Kakuma Refugees Make a Movie

United Drama for Peace, a drama group from Kakuma Refugee Camp is shooting a movie.

Amos (in orange shirt) with his group members on the set of the United Drama for Peace movie.

KAKUMA, Kenya– United Drama for Peace, a drama group from Kakuma Refugee Camp is shooting a movie.

The drama group composed of 90 refugee youth has turned the camp into a mini Hollywood of sorts as they move with their filming equipment in tow, shooting various scenes of their movie in the vast landscape of the camp. The movie which is in two parts; Fight for Peace (part one) and Tribal Desire (part two), is in English and Swahili and addresses topical issues close to their hearts.

“We have always longed to shoot a professional movie for almost two years now,” Amos Bin says as he takes a break from the set. The 23 year old refugee from the Democratic Republic of Congo has lived in the camp for six years. He is the team leader of the group which was formed in 2014 following an incident where conflict between two South Sudanese communities affected refugees from Burundi, Democratic Republic of Congo (DRC) and Rwanda. Eight deaths were reported and tension was high in the camp for several days. Rapid intervention by UNHCR, the Government of Kenya and partner agencies including dialogue with the various communities led to restoration of peace in the camp.

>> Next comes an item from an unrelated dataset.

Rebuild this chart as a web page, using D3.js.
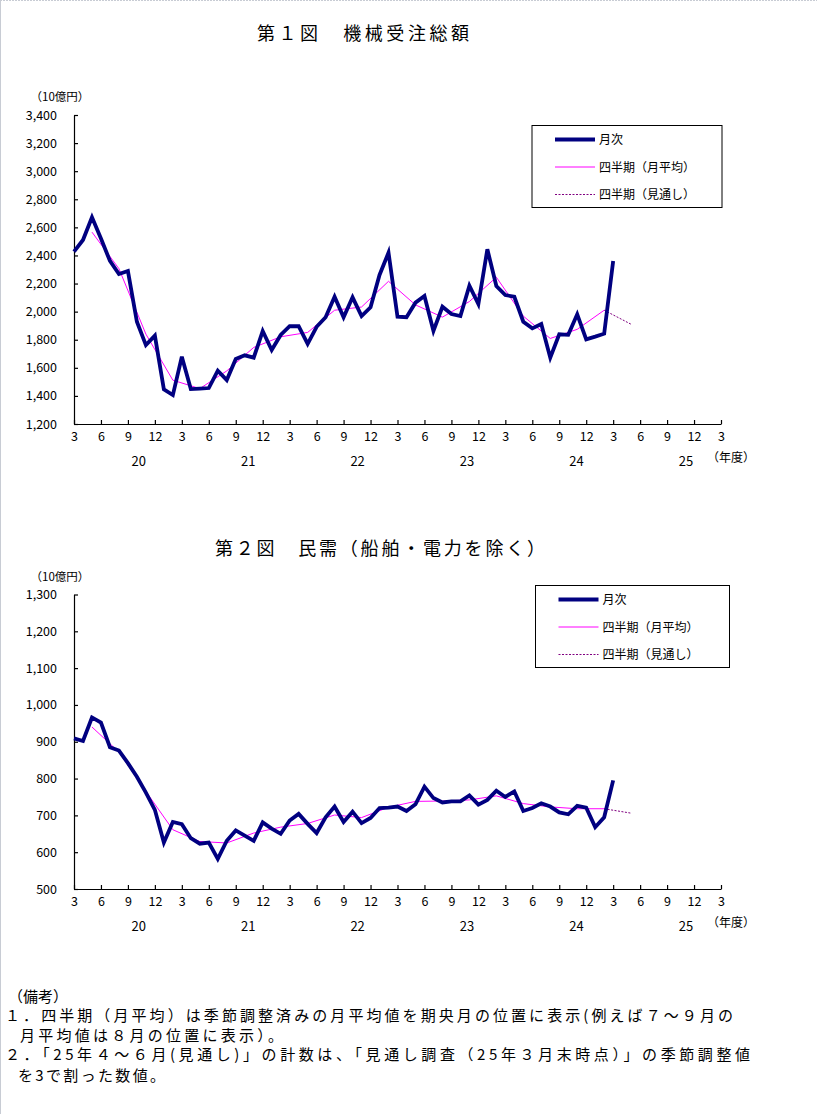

One of the group’s seasoned actresses, Teresa (left) in a scene during the movie shoot

One of the group’s seasoned actresses, Teresa (left) in a scene during the movie shoot

“That situation was extremely sad,” Amos says. “It was the youth that were involved in the fighting and as representatives of youth; we felt that we had a responsibility to sensitize others on peaceful coexistence.” They believed that a lot of mentality shifting was required for people to live peacefully together. As such, his drama group and five other groups (Victory Art Group, Sunshine, Sunrise, Young Africans for Better Generation (YAFBG) and Crazy Boys) drawn from various parts of the camp came together to form United Drama for Peace. The group then started performing live community theatre in the camp, spreading awareness on key issues such as Sexual and Gender Based Violence, early marriage, children’s right to education and peaceful coexistence.

In 2014 when the UNHCR Youth Innovation Fund put out a call for proposals, the group submitted an innovative proposal on how to use community theatre and drama to promote peaceful coexistence in the camp and with the host community. It was so well crafted and outlined that it won the coveted prize of USD 10,000.

“We could not believe that we were the best group from Kakuma,” Imani Rugenge, one of the cameramen in the group says. “We had been praying for this miracle and now we finally have the opportunity to make a difference in our communities.” With the prize money, the group has been able to get a good camera, microphone and other filming accessories.


The group believes in their methodology which has proved to be effective as their plays are creative and engaging, drawing in large crowds whenever they perform. They also use music, dance and comedy to relay key messages. Old and young alike attend their shows including staff from the agencies in Kakuma.

20 year old Daudi Teresa is excited to be part of this group. “It is easy for me to understand the plot as the story is based on everyday life, she says. Teresa has acted in previous productions by Filmaid and is one of the more seasoned actors in the group.

“Winning the Youth Fund has been a blessing for them,” UNHCR Child Protection Officer Clarisse Ntampaka says. “From taking short blurry clips with their phones to having proper equipment to film with; it is a big achievement and the office in collaboration with partner agencies will continue to support such initiatives.”

The group has now started actualizing their dream of documenting their thoughts and ideas through film. The production is well organized with a cast of 30 of the best actors from the group, a director, two cameramen and well written scripts. Amos admits that developing the script was not easy. “Most of us have gone through Filmaid International’s filmmakers training program (FTP) so we wanted to do it ourselves.” They had a number of story ideas that had to be either cut down or consolidated into one proper script. It was then that they decided to have a two-part movie that would encompass all these ideas.

Imani (centre) one of the group’s cameramen with the soundman and light man on the set of the movie shoot.

Imani (centre) one of the group’s cameramen with the soundman and light man on the set of the movie shoot.

Indeed this was no mean feat as the group is a colourful and lively mix of characters from various communities including South Sudan, DRC, Burundi, Rwanda, Somalia and Ethiopia. The very nature of this group underscores their key message; peaceful coexistence between communities. As Amos wisely puts it, “despite our different nationalities, we are still the same…we are members of one tribe and that is the human tribe.”

Their movie will be ready in January 2016 and they are excited for the world to see their dreams come to fruition.